Trump: grana sanzioni a Russia. Ministri sotto torchio

WASHINGTON. – Nuove sanzioni alla Russia: a proporle sono una decina di senatori repubblicani e democratici nel giorno in cui iniziano le audizioni per le conferme dei ministri della nuova amministrazione. L’obiettivo, perseguito anche alla Camera, è punire Mosca per le sue cyber intrusioni ma anche per le sue azioni in Siria e in Ucraina.

Una mossa imbarazzante per il tycoon, deciso a voltare pagina con il Cremlino, ma anche per il futuro capo della diplomazia, l’ex numero uno di ExxonMobil, Rex Tillerson, chiamato anche lui all’esame del Senato, dove la sua amicizia e i suoi affari con Putin saranno passati ai raggi x.

Il presidente eletto non sembra preoccupato di nulla, tanto da sfidare anche la legge contro il nepotismo e i rischi di ulteriori conflitti di interesse nominando il giovane genero Jared Kushner consigliere senior con competenze sugli accordi commerciali e sul Medio Oriente. Il marito di Ivanka, rampollo di un’influente famiglia ebrea ortodossa del New Jersey, conferma così il suo ruolo di fidato consigliere svolto nell’ombra per tutta la campagna elettorale.

Il primo a finire sotto torchio è stato Jeff Sessions, settantenne senatore ultraconservatore dell’Alabama, designato come attorney general (ministro della Giustizia). La sua è una delle nomine più controverse per i commenti razzisti che nel 1986 bloccarono la sua nomina a giudice federale da parte dell’allora presidente Ronald Reagan.
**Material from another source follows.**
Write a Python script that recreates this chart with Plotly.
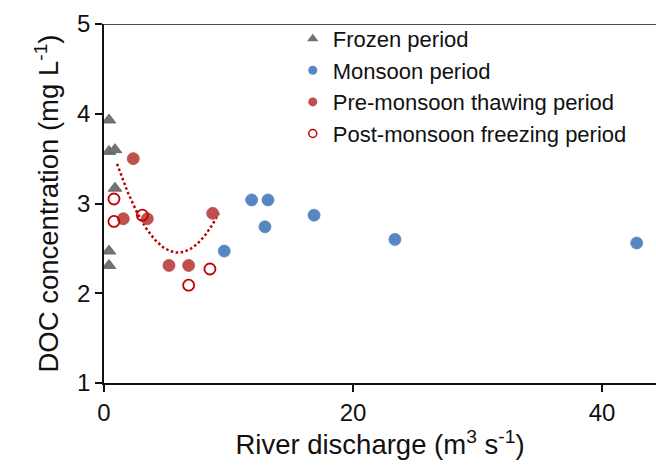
import numpy as np
import plotly.graph_objects as go

# ---- data ----
frozen_q = [0.40, 0.40, 0.88, 0.88, 0.40, 0.40]
frozen_doc = [3.93, 3.58, 3.60, 3.17, 2.47, 2.31]

monsoon_q = [9.66, 11.86, 13.17, 12.93, 16.87, 23.37, 42.79]
monsoon_doc = [2.47, 3.04, 3.04, 2.74, 2.87, 2.60, 2.56]

pre_q = [2.35, 1.55, 3.48, 5.22, 6.80, 8.73]
pre_doc = [3.50, 2.83, 2.83, 2.31, 2.31, 2.89]

post_q = [0.80, 0.80, 3.08, 6.80, 8.51]
post_doc = [3.05, 2.80, 2.87, 2.09, 2.27]

x_ticks = [0, 20, 40]
y_ticks = [1, 2, 3, 4, 5]
trend_forecast = 0.5  # trendline extended backward/forward (x units)

# ---- styles ----
FONT = "Liberation Sans, Arial, sans-serif"
GRAY = "#737373"
BLUE = "#5886c4"
RED = "#c0504d"
DRED = "#c00000"
INK = "#111111"

fig = go.Figure()

# polynomial (order 2) trendline of the pre-monsoon thawing period
coef = np.polyfit(pre_q, pre_doc, 2)
tx = np.linspace(min(pre_q) - trend_forecast, max(pre_q) + trend_forecast, 120)
ty = np.polyval(coef, tx)
fig.add_trace(go.Scatter(x=tx, y=ty, mode="lines", showlegend=False,
                         line=dict(color=DRED, width=2.5, dash="2.5px,2.5px"),
                         hoverinfo="skip"))

fig.add_trace(go.Scatter(x=frozen_q, y=frozen_doc, mode="markers", showlegend=False,
                         marker=dict(symbol="triangle-up", size=12, color=GRAY,
                                     line=dict(color="#606060", width=0.8))))
fig.add_trace(go.Scatter(x=monsoon_q, y=monsoon_doc, mode="markers", showlegend=False,
                         marker=dict(symbol="circle", size=12, color=BLUE,
                                     line=dict(color="#5a85c0", width=0.8))))
fig.add_trace(go.Scatter(x=pre_q, y=pre_doc, mode="markers", showlegend=False,
                         marker=dict(symbol="circle", size=12, color=RED,
                                     line=dict(color="#be4b48", width=0.8))))
fig.add_trace(go.Scatter(x=post_q, y=post_doc, mode="markers", showlegend=False,
                         marker=dict(symbol="circle-open", size=11, color=DRED,
                                     line=dict(color=DRED, width=1.8))))

# legend entries (smaller symbols as in the reference legend)
legend_items = [
    ("Frozen period", dict(symbol="triangle-up", size=10, color=GRAY)),
    ("Monsoon period", dict(symbol="circle", size=9, color=BLUE)),
    ("Pre-monsoon thawing period", dict(symbol="circle", size=9, color=RED)),
    ("Post-monsoon freezing period", dict(symbol="circle-open", size=8, color=DRED,
                                          line=dict(color=DRED, width=1.5))),
]
for name, mk in legend_items:
    fig.add_trace(go.Scatter(x=[None], y=[None], mode="markers", name=name, marker=mk))

axis_common = dict(showline=True, linecolor=INK, linewidth=1.5,
                   ticks="outside", ticklen=7, tickwidth=1.5, tickcolor=INK,
                   showgrid=False, zeroline=False,
                   tickfont=dict(size=24, color=INK, family=FONT))

fig.update_layout(
    width=656, height=471,
    margin=dict(l=104, r=0, t=24, b=88),
    paper_bgcolor="white", plot_bgcolor="white",
    font=dict(family=FONT, color=INK),
    xaxis=dict(range=[0, 44.34], tickvals=x_ticks, **axis_common,
               title=dict(text="River discharge (m<sup>3</sup> s<sup>-1</sup>)",
                          font=dict(size=27.5), standoff=8)),
    yaxis=dict(range=[1, 5], tickvals=y_ticks, **axis_common,
               title=dict(text="DOC concentration (mg L<sup>-1</sup>)",
                          font=dict(size=27.5), standoff=10)),
    legend=dict(x=0.342, y=1.017, xanchor="left", yanchor="top",
                bgcolor="rgba(0,0,0,0)", font=dict(size=22, family=FONT),
                itemwidth=30, tracegroupgap=0),
    shapes=[dict(type="line", xref="paper", yref="y", x0=0, x1=1, y0=5, y1=5,
                 line=dict(color=INK, width=1.5))],
)

fig.write_html("out.html")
La sua conferma non è a rischio ma i democratici e qualche repubblicano ne hanno approfittato per farlo uscire allo scoperto sui temi più scottanti, in un’audizione interrotta più volte da proteste di neri e dalla provocazione di un paio di uomini con gli abiti del Klu Klux Klan che hanno gridato “non potete arrestarci, siamo bianchi”, “i bianchi possiedono questo governo”.

“Aborrisco il Klu Klux Klan e la sua ideologia d’odio”, ha subito sgomberato il campo Sessions, presentandosi come un paladino della legge e dell’ordine che combatterà “vigorosamente” e “immediatamente” l’immigrazione illegale (“tolleranza zero ai confini”), la violenza delle armi da fuoco e “la piaga del terrorismo islamico radicale”.

Sessions ha precisato però di non essere a favore del bando dei musulmani, ricordando che lo stesso Trump ha chiarito che le restrizioni dovrebbero riguardare i Paesi colpiti dal terrorismo. Il senatore ha preso le distanze anche dal waterboarding e da qualsiasi altra forma di tortura, rendendo così impossibile per Trump ripristinarla. Del resto ha assicurato di essere pronto a dire ‘no’ al presidente se oltrepasserà i suoi limiti.

Sessions è però favorevole, come il tycoon, a tenere aperta la prigione di Guantanamo che Obama voleva chiudere. Pur non condividendo la sentenza della corte suprema sulla libertà di aborto (“viola la costituzione”) e quella sui matrimoni gay, il futuro ministro della Giustizia ha assicurato che rispetterà e seguirà le leggi. E ha promesso che, dati i suoi precedenti commenti sull’Emailgate, si asterrà se ci dovessero essere inchieste sull’ex segretario di Stato Hillary Clinton, preferendo eventualmente un procuratore speciale, come aveva ventilato lo stesso Trump in campagna elettorale.

Sessions si è però smarcato da Trump sugli hackeraggi russi, definendoli un “evento significativo” e dicendosi convinto che le conclusioni dell’Fbi sono state “raggiunge onorevolmente”. Il senatore sembra aver superato il primo giorno di audizioni ma ha dovuto sudare sette camicie per difendersi da una nomea che lo accompagna da trent’anni e che lo ha costretto a riconoscere denti stretti “la storia dei diritti civili e il terribile impatto che l’implacabile e sistemica discriminazione e la negazione dei diritti di voto ha avuto sui nostri fratelli e sorelle afro-americane”.